One thing that I, and the rest of my family for that matter, have always enjoyed about British broadsheets (the serious newspapers, as opposed to the tabloids, which I'll get to later in this post) is how much less seriously they take themselves than their American counterparts. This is particularly true in regards to objectivity, for so long the Holy Grail of American journalism, because British papers make no pretense of following higher principles. As openly partisan institutions, they are generally a lot more fun to read than, say, the serially stuffy New York Times. This straight-forward angling worries Lyall, who says that "With so many points of view, so much spinning, and so much news-page editorializing...it can seem impossible to answer the simplest of questions: What happened yesterday?" While I can understand her position as someone who has grown up with the American journalist tradition and (presumably) went to the kind of journalism school that hammers home the importance of objectivity, I don't think it's that big a deal. Once you've cracked the codes as to who the papers are writing for (The Guardian for bearded and be-sandaled geography teachers, The Daily Telegraph for harrumphingly retired colonels in the Home Counties, The Daily Mail for net-curtain twitching Middle England) then it is quite easy to correct in your mind for bias and reach some kind of objective understanding of what happened.

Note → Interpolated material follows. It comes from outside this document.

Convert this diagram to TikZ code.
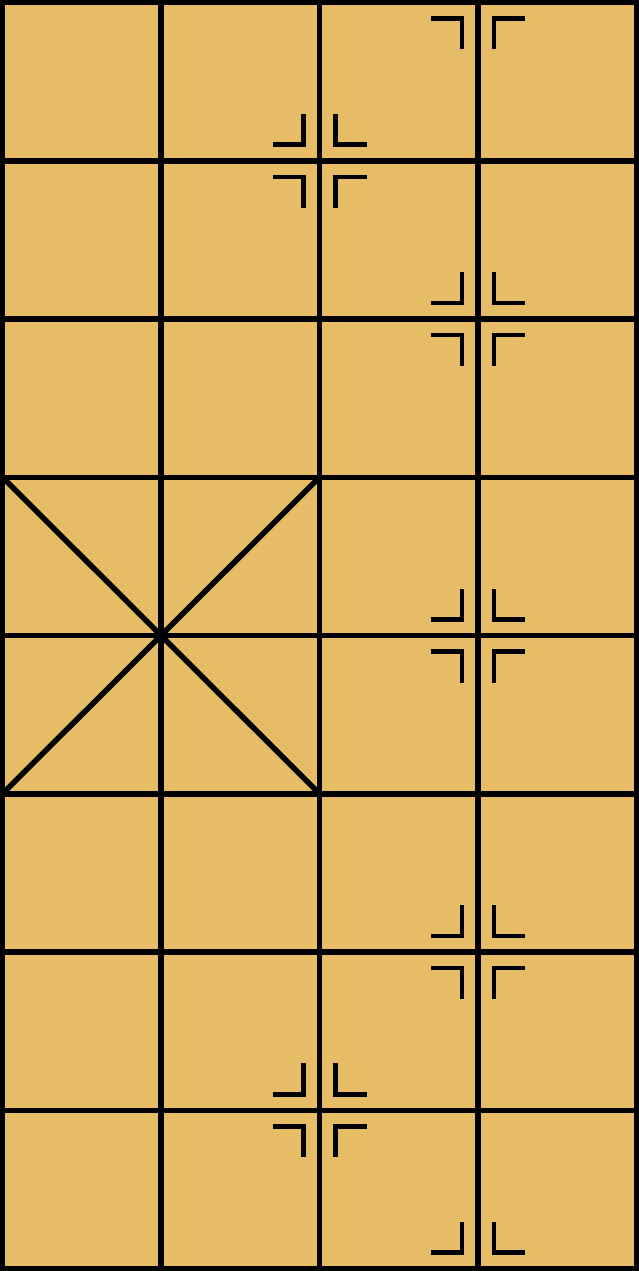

In fact, using this technique, the easiest way is to buy multiple papers, like my parents do. They get both The Guardian and The Times, and generally figure that the truth lies somewhere between what is presented by the two of them. Personally, I like the fact that the different parts of the British media are quite open about their ideological biases, unlike the constipated liberalism of the NYT that hides under its status of 'the paper of record' or Fox News's ludicrous 'We Report, You Decide' motto.
But that's the broadsheets, which, although they seem quite remarkable to American eyes, are nothing compared to the feral alien-ness of the tabloids. Sure, there are tabloid newspapers in American cities, but they are but a pale shadow of their British counterparts. The two we've got here in New York, The Daily News and The New York Post come across as sober and starchy compared to the salacious prurience of the British 'red tops'. The New York tabloids cover celebrity gossip to a certain degree, as well as weird stories, but are nowhere near as single-minded in their hounding of their celebrity quarries, nor are they as funny. Perhaps my favorite tabloid in Britain is the Evening Standard, which is the London evening paper run by Associated Media. Quite often I would disagree very strongly with its right-wing politics, but what I've always enjoyed about is that it is so shamelessly what it is, and glories in it: maniacally London-supremacist, open when it hates someone (whoever their photo editor is is particularly cruel), and prone to publishing all kinds of scaremongering and salacious nonsense. It doesn't take itself seriously, unlike the New York tabloids (which sort of do, although the News is a much better paper than the Post), and is consequently all the better for it.
I think that the differences between the American and British mainstream media can also explain part of the reason that political blogging has made less of an impact in Britain. In America, the media has, until quite recently, generally been quite neutered. This is especially true outside of big cities where decades of media consolidation have reduced local papers to collections of clippings from the wires. Much of the American media has been, for decades, lacking the pizzaz of the British press, that entertainment quotient, that passion. In reveling in its own somnolent sobriety, it has completely ignored the fact that a lot of people want to read something fiery, with open and unashamed bias, and that most people who are serious consumers of media are sophisticated enough to decode what is presented to them. Thus they've left the door open for the bloggers to build substantial audiences quickly, because the bloggers are genuinely providing something different from the American mainstream media: open spin on the day's events for the portion of the population that wants it. In Britain, contrastingly, the media provides, cheerfully, the full range of bias already, such that the biggest British bloggers only attract a small fraction of the traffic that goes to American sites like Instapundit and Daily Kos.